ASY'ARIYAH & MATURIDIYAH

BAB I
PENDAHULUAN

  1. Latar Belakang
Munculnya berbagai macam golongan-golongan aliran pemikiran dalam Islam telah memberikan warna tersendiri dalam agama Islam. Pemikiran-pemikiran ini muncul setelah wafatnya Rosulullah. Ada beberapa factor yang menyebabkan munculnya berbagai golongan dengan segala pemikiranya. Diantaranya adalah faktor poitik sebagaimana yang telah terjadi pertentangan antara kelompok Ali dengan pengikut Muawiyah, sehingga memunculkan golongan yang baru yaitu golongan khawarij. Lalu muncullah golongan-golongan lain sebagai reaksi dari golongan satu pada golingan yang lain.

Golongan-golongan tersebut mempunyai pemikiran yang berbeda-beda antara satu dengan yang lainnya. Ada yang masih dalam koridor Al-Qur’an dan sunnah, akan tetapi ada juga yang menyimpang dari kedua sumber ajaran Islam tersebut. Ada yang berpegang pada wahyu, dan ada pula yang menempatkan akal yang berlebihan sehingga keluar dari wahyu. Dan ada juga yang mnamakan dirinya sebagai ahlussunnah wal jama’ah.

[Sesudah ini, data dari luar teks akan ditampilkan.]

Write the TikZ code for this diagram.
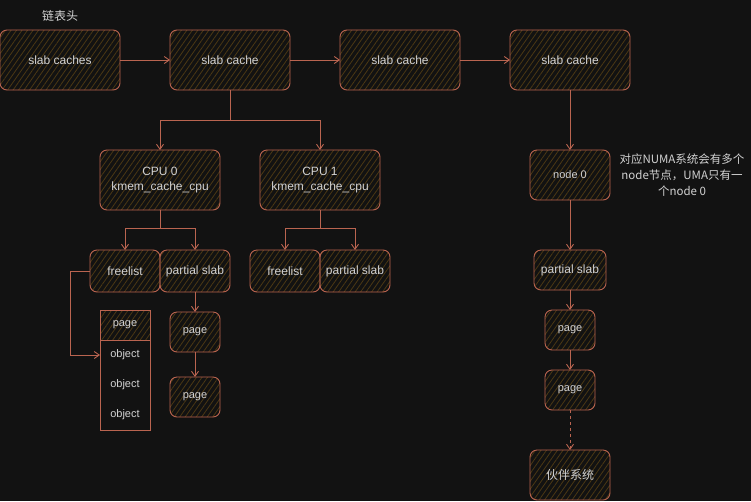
\documentclass[tikz,border=0pt]{standalone}
\usepackage{fontspec}
\setmainfont{Liberation Sans}
\newfontfamily\cjk{Noto Sans CJK SC}
\usetikzlibrary{arrows.meta, positioning, patterns.meta}

\definecolor{bgdark}{HTML}{121212}
\definecolor{edge}{HTML}{BA6450}
\definecolor{hatch}{HTML}{4B3814}
\definecolor{ink}{HTML}{D2D2D2}

\begin{document}
\begin{tikzpicture}[
  x=1pt, y=-1pt,
  node distance=50pt,
  cell/.style={draw=edge, line width=0.9pt, rounded corners=7pt, text=ink, outer sep=0pt,
               align=center, font=\fontsize{12}{15}\selectfont},
  hatched/.style={cell, pattern={Lines[angle=55,distance=4.5pt,line width=0.8pt]},
                  pattern color=hatch},
  wide/.style={hatched, minimum width=120pt, minimum height=60pt},
  small/.style={hatched, minimum width=70pt, minimum height=42pt},
  page/.style={hatched, minimum width=50pt, minimum height=40pt, font=\fontsize{11}{13}\selectfont},
  plain/.style={text=ink, minimum width=50pt, minimum height=30pt, inner sep=0pt, outer sep=0pt,
                font=\fontsize{11}{13}\selectfont},
  line/.style={draw=edge, line width=0.9pt},
  link/.style={line, -{Straight Barb[length=5pt, width=7pt]}}
]
\fill[bgdark] (0,0) rectangle (751,501);
\useasboundingbox (0,0) rectangle (751,501);

% list of caches
\node[wide] (caches) at (60,60) {slab caches};
\node[text=ink, font=\cjk\fontsize{12}{14}\selectfont, above=5pt of caches] (head) {链表头};
\node[wide, right=of caches] (cache1) {slab cache};
\node[wide, right=of cache1] (cache2) {slab cache};
\node[wide, right=of cache2] (cache3) {slab cache};

% per cpu part
\node[wide, below=60pt of cache1, xshift=-70pt] (cpu0) {CPU 0\\kmem\_cache\_cpu};
\node[wide, right=40pt of cpu0] (cpu1) {CPU 1\\kmem\_cache\_cpu};
\node[small, below=40pt of cpu0, xshift=-35pt] (free0) {freelist};
\node[small, right=0pt of free0] (part0) {partial slab};
\node[small, below=40pt of cpu1, xshift=-35pt] (free1) {freelist};
\node[small, right=0pt of free1] (part1) {partial slab};

\node[hatched, rounded corners=0pt, minimum width=50pt, minimum height=30pt,
      font=\fontsize{11}{13}\selectfont, below=18pt of free0] (pghead) {page};
\node[plain, below=0pt of pghead] (obj1) {object};
\node[plain, below=0pt of obj1] (obj2) {object};
\node[plain, below=0pt of obj2] (obj3) {object};
\draw[line] (pghead.north west) rectangle (obj3.south east);

\node[page, below=20pt of part0] (pg1) {page};
\node[page, below=25pt of pg1] (pg2) {page};

% node part
\node[hatched, minimum width=80pt, minimum height=50pt, font=\fontsize{11}{13}\selectfont,
      below=60pt of cache3] (node0) {node 0};
\node[text=ink, align=center, font=\cjk\fontsize{11.5}{16}\selectfont, right=6pt of node0]
  (note) {对应NUMA系统会有多个\\node节点，UMA只有一\\个node 0};
\node[hatched, minimum width=72pt, minimum height=40pt, below=50pt of node0] (part2) {partial slab};
\node[page, below=20pt of part2] (pg3) {page};
\node[page, below=20pt of pg3] (pg4) {page};
\node[hatched, minimum width=80pt, minimum height=50pt, font=\cjk\fontsize{12}{14}\selectfont,
      below=40pt of pg4] (buddy) {伙伴系统};

\draw[link] (caches) -- (cache1);
\draw[link] (cache1) -- (cache2);
\draw[link] (cache2) -- (cache3);

\draw[line] (cache1.south) -- ++(0,-30pt) coordinate (split1);
\draw[link] (split1) -| (cpu0.north);
\draw[link] (split1) -| (cpu1.north);
\draw[line] (cpu0.south) -- ++(0,-18pt) coordinate (split2);
\draw[link] (split2) -| (free0.north);
\draw[link] (split2) -| (part0.north);
\draw[line] (cpu1.south) -- ++(0,-18pt) coordinate (split3);
\draw[link] (split3) -| (free1.north);
\draw[link] (split3) -| (part1.north);

\draw[link] (free0.west) -- ++(-20pt,0) |- (obj1.west);
\draw[link] (part0) -- (pg1);
\draw[link] (pg1) -- (pg2);

\draw[link] (cache3) -- (node0);
\draw[link] (node0) -- (part2);
\draw[link] (part2) -- (pg3);
\draw[link] (pg3) -- (pg4);
\draw[link, dashed] (pg4) -- (buddy);
\end{tikzpicture}
\end{document}
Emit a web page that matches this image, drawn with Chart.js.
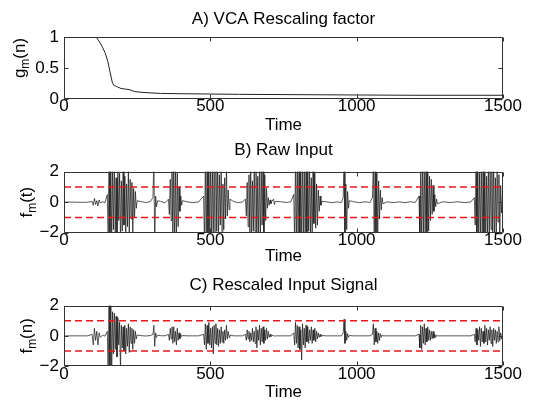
<!DOCTYPE html>
<html>
<head>
<meta charset="utf-8">
<script src="https://cdn.jsdelivr.net/npm/chart.js@4.4.1/dist/chart.umd.min.js"></script>
<style>
  body { margin: 0; background: #fff; width: 550px; height: 407px; position: relative; overflow: hidden; }
  canvas { position: absolute; left: 0; }
</style>
</head>
<body>
<canvas id="chartGain" width="550" height="140" style="top:0px"></canvas>
<canvas id="chartRaw" width="550" height="140" style="top:130px"></canvas>
<canvas id="chartScaled" width="550" height="142" style="top:265px"></canvas>
<script>
// A) rescaling factor
const gainTime  = [0, 100, 110, 120, 130, 140, 150, 158, 165, 170, 180, 195, 210, 225, 240, 260, 290, 330, 400, 500, 600, 800, 1000, 1200, 1500];
const gainValue = [1, 1, 1, 0.93, 0.85, 0.75, 0.6, 0.42, 0.27, 0.22, 0.2, 0.17, 0.16, 0.15, 0.12, 0.11, 0.1, 0.09, 0.085, 0.08, 0.075, 0.07, 0.065, 0.06, 0.06];

// B) raw input and C) rescaled input, same sample times
const sigTime = [
  0, 20, 40, 60, 80,
  96, 100, 104, 108, 112, 116, 120, 124,
  132, 140,
  148, 151, 154, 157, 160, 163, 166, 169, 172, 175, 178, 181, 184, 187, 190, 193, 196, 199, 202, 205, 208, 211, 214, 217, 220, 223, 226, 229, 232, 235, 238, 241, 244, 247, 250,
  265, 280, 295,
  304, 307, 310, 313, 316, 320,
  330, 345,
  357, 360, 363, 366, 369, 372, 375, 378, 381, 384, 387, 390, 393, 396, 399, 402, 405,
  420, 440, 460,
  477, 480, 483, 486, 489, 492, 495, 498, 501, 504, 507, 510, 513, 516, 519, 522, 525, 528, 531, 534, 537, 540, 543, 546, 549, 552, 555, 558, 561, 564, 567,
  580, 595, 610,
  620, 623, 626, 629, 632, 635, 638, 641, 644, 647, 650, 653, 656, 659, 662, 665, 668, 671, 674, 677, 680, 683, 686, 689, 692, 695, 698, 701, 704, 707, 710,
  716, 719, 722,
  740, 760, 775,
  785, 788, 791, 794, 797, 800, 803, 806, 809, 812, 815, 818, 821, 824, 827, 830, 833, 836, 839, 842, 845, 848, 851, 854, 857, 860, 863, 866, 869, 872, 875, 878, 881,
  895, 915, 935, 948,
  954, 957, 960, 963, 966, 969, 972, 975,
  990, 1010, 1030, 1045,
  1054, 1057, 1060, 1063, 1066, 1069, 1072, 1075, 1078, 1081, 1084, 1087, 1090,
  1105, 1125, 1145, 1165, 1185, 1200,
  1213, 1216, 1219, 1222, 1225, 1228, 1231, 1234, 1237, 1240, 1243, 1246, 1249, 1252, 1255, 1258, 1261, 1264, 1267, 1270, 1273, 1276,
  1295, 1320, 1345, 1370, 1390,
  1402, 1405, 1408, 1411, 1414, 1417, 1420, 1423, 1426, 1429, 1432, 1435, 1438, 1441, 1444, 1447, 1450, 1453, 1456, 1459, 1462, 1465, 1468, 1471, 1474, 1477, 1480, 1483, 1486, 1489, 1492, 1495, 1498, 1500
];

const rawInput = [
  0, 0.01, 0, -0.01, 0,
  0.05, -0.2, 0.25, -0.15, 0.1, -0.25, 0.15, -0.05,
  0.03, -0.03,
  0.5, -2.6, 2.8, -2.4, 2.5, -2.7, 2.2, -1.8, 2.6, -2.3, 1.6, -2.5, 2.4, -1.2, 1.9, -2.6, 1.4, -1.9, 2.3, -1.5, 1.7, -2.4, 1.2, -1.6, 2.1, -2.2, 1.5, -1.1, 1.3, -2.3, 0.9, -1.0, 0.7, -0.4, 0.1,
  0.03, -0.02, 0.04,
  0.3, 2.8, -2.9, 0.4, -0.3, 0.1,
  0.05, -0.04,
  0.2, -0.8, 1.5, -1.2, 2.4, -2.6, 2.7, -2.5, 2.3, -2.8, 1.9, -1.6, 1.0, -0.6, 0.4, -0.2, 0.1,
  0.03, -0.03, 0.02,
  0.4, -2.7, 2.9, -2.5, 2.8, -2.9, 2.6, -2.4, 2.7, -2.8, 2.5, -2.6, 2.2, -2.9, 2.4, -1.9, 2.6, -2.3, 1.8, -1.5, 2.1, -2.4, 1.2, -1.8, 1.6, -1.1, 2.3, -0.9, 0.8, -0.5, 0.2,
  0.04, -0.03, 0.02,
  0.2, -0.9, 1.3, -1.6, 1.8, -2.2, 2.5, -2.7, 1.4, -1.9, 2.6, -2.4, 2.8, -2.6, 1.7, -2.3, 2.9, -2.8, 2.4, -1.5, 2.6, -2.9, 1.8, -1.2, 0.9, -0.4, 0.3, -0.2, 0.15, -0.1, 0.05,
  0.2, -0.15, 0.05,
  0.03, -0.02, 0.03,
  0.5, -2.8, 2.9, -2.7, 2.6, -2.9, 2.8, -2.5, 2.3, -2.7, 2.9, -2.6, 2.4, -2.8, 2.1, -2.4, 2.7, -1.9, 2.5, -2.2, 1.6, -2.6, 2.3, -1.4, 1.9, -1.7, 1.2, -1.5, 0.8, -0.6, 0.4, -0.2, 0.05,
  0.03, -0.03, 0.02, -0.02,
  0.3, 2.8, -2.7, 1.2, -1.8, 0.7, -0.4, 0.1,
  0.03, -0.03, 0.03, -0.02,
  0.3, 2.7, -2.8, 2.5, -2.6, 1.9, -2.2, 1.4, -1.1, 0.8, -0.5, 0.3, -0.1,
  0.03, -0.03, 0.02, -0.03, 0.03, -0.02,
  0.4, -2.6, 2.8, -2.9, 2.7, -2.5, 2.9, -2.8, 2.6, -2.7, 2.4, -1.9, 1.7, -1.2, 1.5, -0.8, 1.1, -0.6, 0.5, -0.3, 0.2, -0.1,
  0.03, -0.02, 0.03, -0.03, 0.02,
  0.3, -1.5, 2.4, -2.7, 2.8, -2.6, 1.9, -2.4, 2.7, -2.9, 2.5, -2.2, 2.8, -2.6, 1.7, -2.3, 2.6, -2.8, 2.4, -1.8, 2.2, -2.7, 2.9, -2.5, 1.6, -2.1, 2.4, -1.3, 1.8, -2.6, 1.1, -0.7, 0.4, 0.1
];

const rescaledInput = [
  0, 0, 0, 0, 0,
  0.1, -0.6, 0.5, -0.3, 0.3, -0.6, 0.2, -0.1,
  0.04, -0.02,
  0.3, -2.8, 3.0, -3.0, 2.9, -2.8, 1.6, -1.2, 1.5, -0.9, 1.3, -1.4, 1.2, -0.6, 0.9, -2.3, 0.7, -0.8, 0.6, -1.0, 0.7, -1.2, 0.5, -0.7, 0.8, -1.1, 0.6, -0.5, 0.5, -0.9, 0.4, -0.5, 0.3, -0.2, 0.05,
  0.01, -0.01, 0.02,
  0.1, 0.7, -0.7, 0.2, -0.1, 0.05,
  0.01, 0,
  0.1, -0.3, 0.5, -0.2, 0.6, -0.5, 0.6, -0.4, 0.3, -0.6, 0.5, -0.3, 0.2, -0.2, 0.1, -0.05, 0.02,
  0, 0, 0,
  0.1, -0.6, 0.8, -0.9, 0.7, -0.5, 0.9, -0.6, 0.5, -0.8, 0.6, -1.2, 0.7, -0.5, 0.8, -0.6, 0.5, -0.7, 0.4, -0.5, 0.6, -0.4, 0.3, -0.5, 0.4, -0.3, 0.7, -0.2, 0.3, -0.1, 0.05,
  0, 0, 0,
  0.1, -0.3, 0.4, -0.2, 0.3, -0.4, 0.2, -0.3, 0.5, -0.4, 0.3, -0.5, 0.6, -0.8, 0.4, -0.3, 0.7, -0.6, 0.5, -0.4, 0.6, -0.5, 0.4, -0.3, 0.5, -0.2, 0.3, -0.1, 0.1, -0.05, 0.02,
  0.02, -0.02, 0,
  0, 0, 0,
  0.2, -0.6, 0.9, -0.5, 0.7, -0.8, 0.6, -0.9, 0.4, -1.6, 0.8, -0.6, 0.5, -0.8, 0.7, -0.4, 0.6, -0.5, 0.4, -0.3, 0.6, -0.5, 0.4, -0.3, 0.5, -0.4, 0.3, -0.2, 0.2, -0.1, 0.1, -0.05, 0.02,
  0, 0, 0, 0,
  0.2, 1.1, -0.5, 0.3, -0.3, 0.15, -0.1, 0.02,
  0, 0, 0, 0,
  0.1, 0.8, -0.6, 0.5, -0.4, 0.3, -0.5, 0.2, -0.3, 0.15, -0.1, 0.05, 0,
  0, 0, 0, 0, 0, 0,
  0.1, -0.8, 0.7, -0.9, 0.6, -0.5, 0.8, -0.6, 0.5, -0.4, 0.6, -0.3, 0.4, -0.3, 0.3, -0.2, 0.3, -0.15, 0.1, -0.1, 0.05, 0,
  0, 0, 0, 0, 0,
  0.1, -0.4, 0.5, -0.6, 0.4, -0.3, 0.6, -0.7, 0.5, -0.4, 0.3, -0.5, 0.7, -0.4, 0.5, -0.6, 0.4, -0.3, 0.6, -0.5, 0.4, -0.7, 0.5, -0.3, 0.4, -0.5, 0.3, -0.4, 0.6, -0.3, 0.2, -0.2, 0.1, 0.02
];

const thresholds = [1, -1];
const xTicks = [0, 500, 1000, 1500];
const gainTicks = [0, 0.5, 1];
const sigTicks = [-2, 0, 2];

const FONT = '"Liberation Sans", Arial, Helvetica, sans-serif';
const FS = 17;

// matlab style box with inward ticks
const axesBox = {
  id: 'axesBox',
  afterDatasetsDraw(chart) {
    const { ctx, chartArea: a, scales } = chart;
    const L = Math.round(a.left) + 0.5, R = Math.round(a.right) - 0.5;
    const T = Math.round(a.top) + 0.5, B = Math.round(a.bottom) - 0.5;
    ctx.save();
    ctx.strokeStyle = '#333';
    ctx.lineWidth = 1;
    ctx.beginPath();
    ctx.rect(L, T, R - L, B - T);
    scales.x.ticks.forEach(t => {
      const px = Math.round(scales.x.getPixelForValue(t.value)) + 0.5;
      ctx.moveTo(px, B); ctx.lineTo(px, B - 4);
      ctx.moveTo(px, T); ctx.lineTo(px, T + 4);
    });
    scales.y.ticks.forEach(t => {
      const py = Math.round(scales.y.getPixelForValue(t.value)) + 0.5;
      ctx.moveTo(L, py); ctx.lineTo(L + 4, py);
      ctx.moveTo(R, py); ctx.lineTo(R - 4, py);
    });
    ctx.stroke();
    ctx.restore();
  }
};

// y label with a subscript, e.g. g_m(n)
const subscriptLabel = {
  id: 'subscriptLabel',
  afterDraw(chart, args, opts) {
    const { ctx, chartArea: a } = chart;
    const big = FS + 'px ' + FONT, small = '12px ' + FONT;
    ctx.save();
    ctx.font = big;
    const w1 = ctx.measureText(opts.base).width;
    const w3 = ctx.measureText(opts.tail).width;
    ctx.font = small;
    const w2 = ctx.measureText(opts.sub).width;
    ctx.translate(opts.x, (a.top + a.bottom) / 2 + opts.shift);
    ctx.rotate(-Math.PI / 2);
    ctx.fillStyle = '#000';
    ctx.textAlign = 'left';
    ctx.textBaseline = 'alphabetic';
    let x = -(w1 + w2 + w3) / 2;
    ctx.font = big; ctx.fillText(opts.base, x, 0); x += w1;
    ctx.font = small; ctx.fillText(opts.sub, x, 4); x += w2;
    ctx.font = big; ctx.fillText(opts.tail, x, 0);
    ctx.restore();
  }
};

function lineSet(times, values, color, width, dash) {
  return {
    data: times.map((t, i) => ({ x: t, y: values[i] })),
    borderColor: color,
    borderWidth: width,
    borderDash: dash || [],
    pointRadius: 0,
    tension: 0,
    fill: false
  };
}

function thresholdSets() {
  const ends = [xTicks[0], xTicks[xTicks.length - 1]];
  return thresholds.map(v => lineSet(ends, ends.map(() => v), '#e8191b', 1.4, [7, 4]));
}

function makeChart(id, box, datasets, yTicks, title, label) {
  new Chart(document.getElementById(id), {
    type: 'line',
    data: { datasets },
    plugins: [axesBox, subscriptLabel],
    options: {
      responsive: false,
      animation: false,
      events: [],
      layout: { padding: { left: 0, right: 47, top: 0, bottom: 0 } },
      plugins: {
        legend: { display: false },
        tooltip: { enabled: false },
        title: {
          display: true,
          fullSize: false,
          text: title,
          color: '#000',
          font: { family: FONT, size: FS, weight: 'normal', lineHeight: 1.2 },
          padding: { top: box.titleTop, bottom: box.titleBottom }
        },
        subscriptLabel: label
      },
      scales: {
        x: {
          type: 'linear',
          min: xTicks[0],
          max: xTicks[xTicks.length - 1],
          afterBuildTicks: s => { s.ticks = xTicks.map(v => ({ value: v })); },
          afterFit: s => { s.height = box.xHeight; },
          grid: { display: false, drawTicks: false },
          border: { display: false },
          ticks: {
            color: '#000',
            padding: box.tickPad,
            maxRotation: 0,
            font: { family: FONT, size: FS, lineHeight: 1 },
            callback: v => String(v)
          },
          title: {
            display: true,
            text: 'Time',
            color: '#000',
            font: { family: FONT, size: FS, lineHeight: 1.2 },
            padding: { top: 0, bottom: box.timePad }
          }
        },
        y: {
          min: yTicks[0],
          max: yTicks[yTicks.length - 1],
          afterBuildTicks: s => { s.ticks = yTicks.map(v => ({ value: v })); },
          afterFit: s => { s.width = 64; },
          grid: { display: false, drawTicks: false },
          border: { display: false },
          ticks: {
            color: '#000',
            padding: 5,
            font: { family: FONT, size: FS },
            callback: v => String(v).replace('-', '\u2212')
          }
        }
      }
    }
  });
}

makeChart('chartGain',
  { titleTop: 9.3, titleBottom: 7.3, xHeight: 41, tickPad: -1.5, timePad: 4.8 },
  [lineSet(gainTime, gainValue, '#222', 1)],
  gainTicks, 'A) VCA Rescaling factor',
  { base: 'g', sub: 'm', tail: '(n)', x: 25, shift: -10 });

makeChart('chartRaw',
  { titleTop: 9.8, titleBottom: 11.5, xHeight: 37.3, tickPad: -0.5, timePad: 3.3 },
  thresholdSets().concat([lineSet(sigTime, rawInput, '#111', 0.7)]),
  sigTicks, 'B) Raw Input',
  { base: 'f', sub: 'm', tail: '(t)', x: 32, shift: 0 });

makeChart('chartScaled',
  { titleTop: 9.8, titleBottom: 10.5, xHeight: 41, tickPad: 0, timePad: 4.8 },
  thresholdSets().concat([lineSet(sigTime, rescaledInput, '#111', 0.7)]),
  sigTicks, 'C) Rescaled Input Signal',
  { base: 'f', sub: 'm', tail: '(n)', x: 32, shift: 0 });
</script>
</body>
</html>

Sebagai reaksi dari firqah yang sesat, maka pada akhir abad ke 3 H timbullah golongan yang dikenali sebagai Ahlussunnah wal Jamaah yang dipimpin oleh 2 orang ulama besar dalam Usuluddin yaitu Syeikh Abu Hassan Ali Al Asy’ari yang merupakan pendiri aliran Asy’ari dan Syeikh Abu Mansur Al Maturidi sebagai pendiri aliran Maturidiyah. Aliran Asy’ariah dan Maturidiyah inilah yang dipakai dalam pembahasan ini.

  1. Rumusan Masalah

  1. Sejarah munculnya aliran Asy’ariah dan Maturidiyah ?
  2. Teologi Asy’ariah dan Maturidiyah ?
  3. Perbedaan dan persaman antara Asy’ariah dan Maturidiyah ?

BAB II
PEMBAHASAN


A.    SEJARAH MUNCULNYA ASY’ARIYAH DAN MATURIDIYAH

1.      Sejarah Asy’ariyah

Aliran Asy'ariyah adalah aliran teologi Islam yang lahir pada dasawarsa kedua abad ke-10 (awal abad ke-4). Pengikut aliran ini, bersama pengikut Maturudiyah dan Salafiyah, mangaku termasuk golongan ahlus sunnah wal jama’ah. Aliran asy’ariyah dibangun oleh Abu Hasan Ali ibn Ismail Al-Asy’ari ( 873-935M ). Pada mulanya, Al-Asy’ari adalah seorang tokoh Mu’tazilah. Karena itulah, menurut Al-Askari, Al-Juba’i berani mempercayakan perdebatan dengan lawan kepada Al-Asy’ari[1]. Ini merupakan indikasi bahwa Al-Asy’ari  sebagai salah seorang pengikut Mutazilah yang tangguh.

Namun, karena sebab-sebab yang tidak begitu jelas, Al-Asy’ari, walaupun telah puluhan tahun menganut paham Mu’tazilah, ia akhirnya meninggalkan ajaran tersebut. Menurut Ibnu Asakir, Al-Asy’ari meninggalkan mu’tazilah karena ia bermimpi berjumpa dengan Nabi Muhammad yang mengatakan bahwa mazhab Mu’tazilah itu sesat sedangkan mazhab Ahl Al-Hadits benar. Pendapat lain menyebutkan bahwa Al-Asy’ari berdebat dengan gurunya, Al-Jubba’i, seputar orang mukmin, orang kafir, dan anak kecil. Dalam perdebatan itu, sang guru tidak menjawab pertanyaan murid.[2]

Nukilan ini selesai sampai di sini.